Above: GAannotations: Integrations
Additionally, GAannotations ships with a bunch of prebuilt integrations with external data sources around public holidays, retail events such as Black Friday, Google algorithm updates, Google Ads history, and even the weather.

Above: GAannotation: Data source integrations out-the-box
With the GAannotations Chrome extension installed, marketers can instantly see the impact of adding Black Friday-related keywords to a website landing page, for example, and whether a new display ad has had the desired effect, a software update has improved traffic, or that week-long snowstorm drove pageviews for a specific product.

Above: GAannotations: The impact of Black Friday-related keywords to a website landing page
GAannotations runs a freemium business model, starting at free for individual users — with restrictions on manual annotations and CSV uploads. The basic plan costs $19 per month for a single user, but it includes access to the annotations API, while $99 unlocks access for unlimited users and Google Analytics accounts, access to external data sources (e.g. holidays), and more.

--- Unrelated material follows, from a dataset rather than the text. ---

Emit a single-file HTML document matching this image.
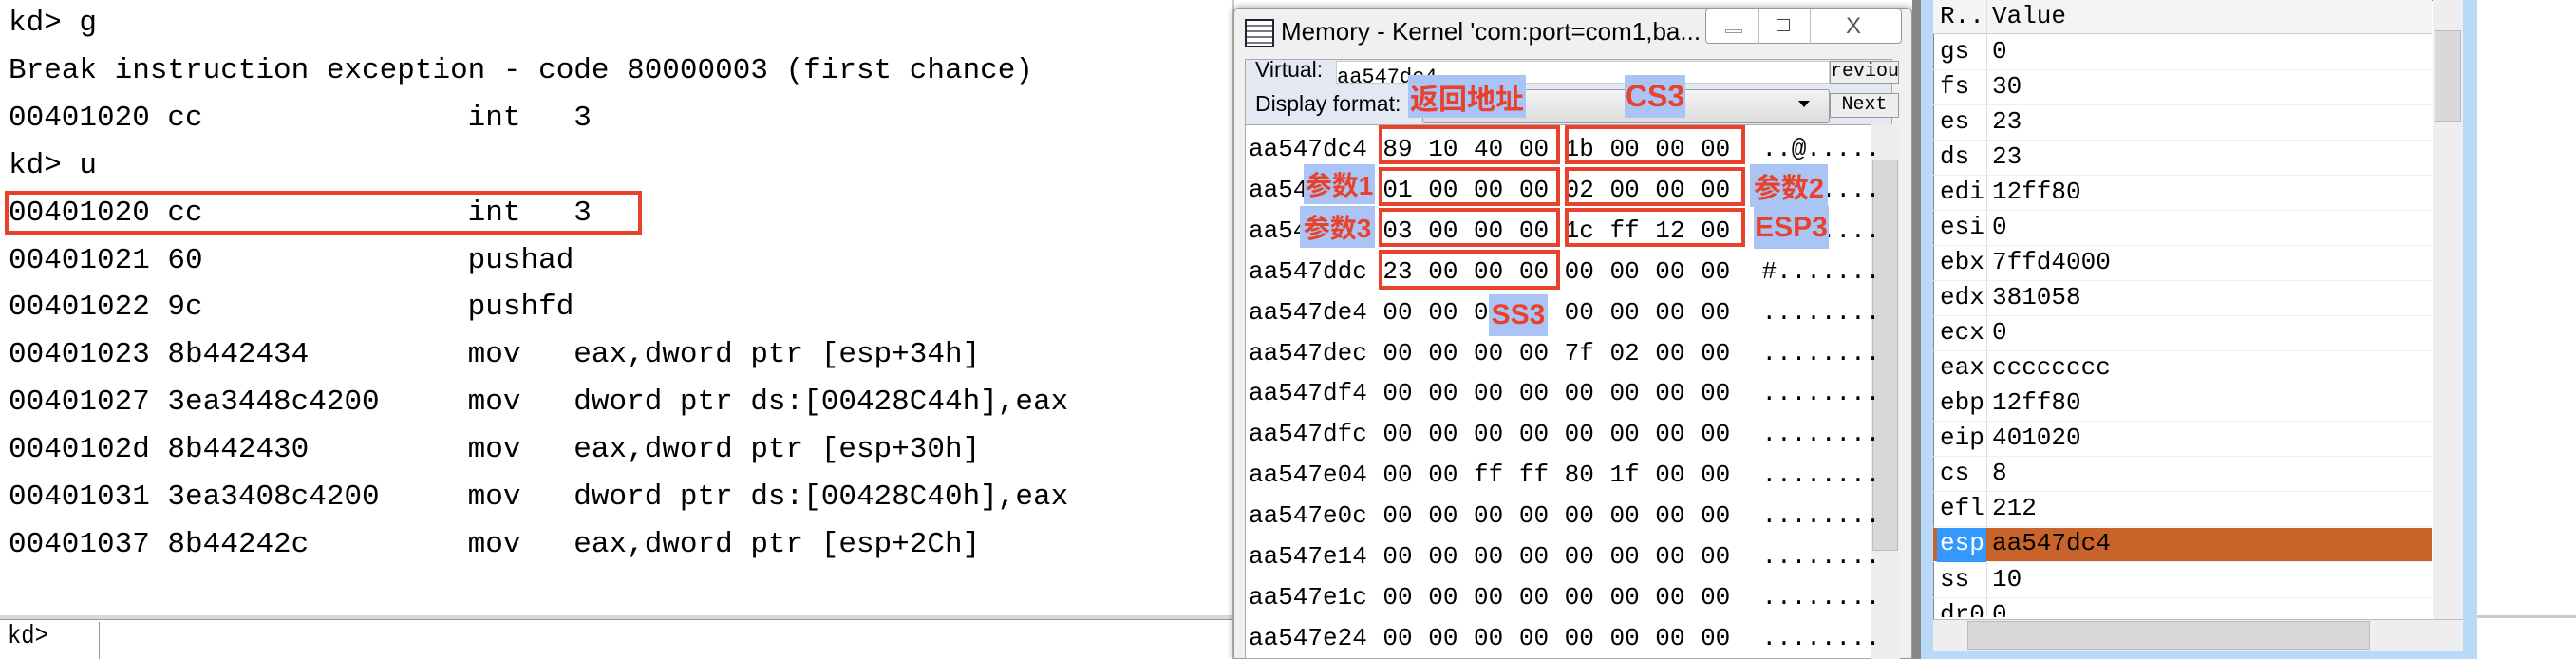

Above: GAannotations: Pricing
There is at least one similar tool on the market, but GAannotations is hoping the breadth and flexibility of its data integrations will set it apart. Now, with funding from an under-the-radar Argentinian VC firm called Madero VC, the company has enough in the bank to grow its business beyond its early-stage customers and target everyone from small indie developers to big businesses and marketing teams.
Ideses said the company plans to use a significant chunk of the money to add more metrics and analytics to the mix, including simplified table comparisons when using multiple data ranges, table heat maps to help visualize and compare data, and more.